Children come into Care for a vast number of specific different reasons, but almost always the problems can be summed up as poor Care in their real home; abuse and neglect being the basis of the overwhelming majority of requests to courts to bring children into the proper Care which the system relies on; fostering.
We had a child come to us for another reason once, a shocking reason but not bereavement, I'm not opening his case here, not today, probably not ever. I mention it because it was unusual, so the point is we had to throw the guide book out of the window and worked with Blue Sky to provide some custom-built care.
If my understanding is correct the person who has asked is a brand new foster carer, about to get their first placement, and the child has lost a parent through bereavement.
The child's privacy is terribly important, so we have to think about how to help the placement without knowing any specifics which might identify the child, or allow the child to identify themselves should they become a reader or contributor to the blog; unlikely, one might say, but in fostering you have to take no chances. Since the carer who has made the request has attached their name I'm going to ask the carer to make do with general observations rather than anything tailor-made.
I suppose my first thought is that, as per usual, the carer will be told as much of the child's background as possible and in this case I assume this information would include the circumstances surrounding the bereavement including everything that's known about the child's relationship with the parent and the impact of the loss up until the present moment.
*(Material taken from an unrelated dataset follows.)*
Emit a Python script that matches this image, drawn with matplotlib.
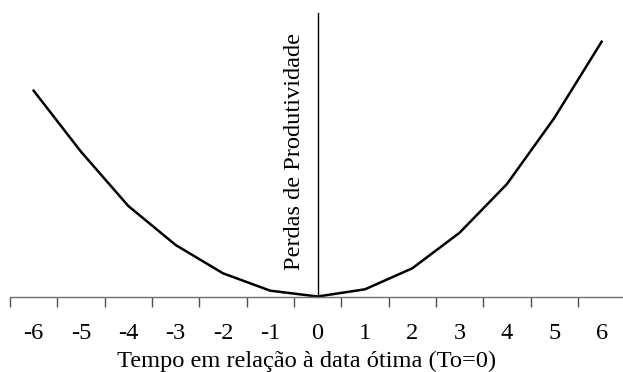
import matplotlib
matplotlib.use("Agg")
import matplotlib.pyplot as plt
from matplotlib.ticker import FixedLocator, NullFormatter

categories = [-6, -5, -4, -3, -2, -1, 0, 1, 2, 3, 4, 5, 6]
losses = [205.8, 144.8, 90.5, 51.5, 23.2, 5.8, 0.0, 7.2, 28.2, 63.8, 112.5, 178.5, 254.8]
tick_labels = [str(c) for c in categories]
xlabel = "Tempo em relação à data ótima (To=0)"
ylabel = "Perdas de Produtividade"

plt.rcParams['font.family'] = ['Liberation Serif', 'DejaVu Serif']

fig = plt.figure(figsize=(6.23, 3.72), dpi=100)
ax = fig.add_axes([10/623, 75.5/372, 1 - 10/623, (296.5 - 13)/372])

ax.plot(categories, losses, color='black', lw=1.8, solid_joinstyle='miter')

ax.set_xlim(-6.5, -6.5 + 613/47.33)
ax.set_ylim(0, 283.5)

for s in ['top', 'right']:
    ax.spines[s].set_visible(False)
ax.spines['left'].set_position(('data', 0))
ax.spines['left'].set_color('black')
ax.spines['left'].set_linewidth(1.0)
ax.spines['bottom'].set_color('#707070')
ax.spines['bottom'].set_linewidth(1.0)
ax.set_yticks([])

bounds = [c - 0.5 for c in categories]
ax.xaxis.set_major_locator(FixedLocator(bounds))
ax.xaxis.set_major_formatter(NullFormatter())
ax.xaxis.set_minor_locator(FixedLocator(categories))
ax.set_xticklabels(tick_labels, minor=True)
ax.tick_params(axis='x', which='major', direction='out', length=7, width=1.0, color='#505050')
ax.tick_params(axis='x', which='minor', length=0, pad=19, labelsize=17.6)

ax.set_xlabel(xlabel, fontsize=17.6, labelpad=5)
ax.xaxis.label.set_x((307 - 10) / 613)

ax.text(-0.48, 145.5, ylabel, rotation=90, ha='center', va='center', fontsize=17.6)

fig.savefig("out.png", dpi=100)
I'd suggest; use your social worker's expertise.
The specifics of each unique foster placement are what your social worker is for. We mustn't forget they are highly trained in (almost) every eventuality and their advice and support is based on the decades of research and proven practices which are being constantly refined and distilled into the years of training they've undergone; trust them. I get peeved when I hear one or two foster carers moan "They should come and do my job for a week", I always think to myself "They could; you should go and do their job for a week, you wouldn't know where to start".
I'd suggest; ask anyone you know who has first-hand or second-hand experience of a child losing a parent when they were young, or lost a partner when their children were young. It's thankfully rare (well it is here, in modern Britain), but it happens.
One of my placements was due to start at a new Primary school one Septemeber and on the last day of the holidays we'd gone to the park to play, the child and me. Most of the other children were in little groups or gangs. We were on our own. There was another child, same age as mine, the mum had spread a blanket under a tree and was sitting, the child seemed detached and looked a bit lonely. We set up about twenty yards from them and our ball kept going over their way. Eventually the child started knocking it back to us and after about ten minutes I included the child in our game.
But the child never rocked with it; moved slowly - almost painfully - never spoke, had a long face, sad eyes.
We started our picnic, they had one too, I got talking to the mum having sent the children to find dandelions to tell the time.
Turned out they'd both be starting the same new school on the same day. We swapped mobile numbers.
Her husband, the child's father had died of a heart attack aged 33.
My foster child told me later they weren't going to be friends because the other child didn't have much to offer. I used to watch the child get dropped off at school in the morning; always alone, and stayed alone, staring into puddles. I watched the mum waiting at 3.30 to collect, always alone.
I guess what little I know about the impact of losing a parent when young (and the above is my only recent second-hand experience) is that, in this case, it knocked the stuffing out of living for the child and the mum; and how could it not; the shock, the totality, the unfairness (all those other children with mummies and daddies, all those other mums with hubbies to share with).
I suppose one thought I could contribute is that the Carer of a child who has lost a parent must protect themselves against contracting the sadness and other negatives which might accompany the child into your home. Give them the best, but look after yourself and your own heart.
Sorry I can't be more help; I lost my dad but I was 45. My partner's dad was killed by persons unknown when he was 24. I've seen strong self-sufficent adults need a year to get over it. I know a man who never has, and never will get over it.
There are plenty of books about the grieving process but I doubt there's much on helping a foster child grieve.
I wish you and the child every success; good times to go with the inevitable bad, peace and lots and lots of love.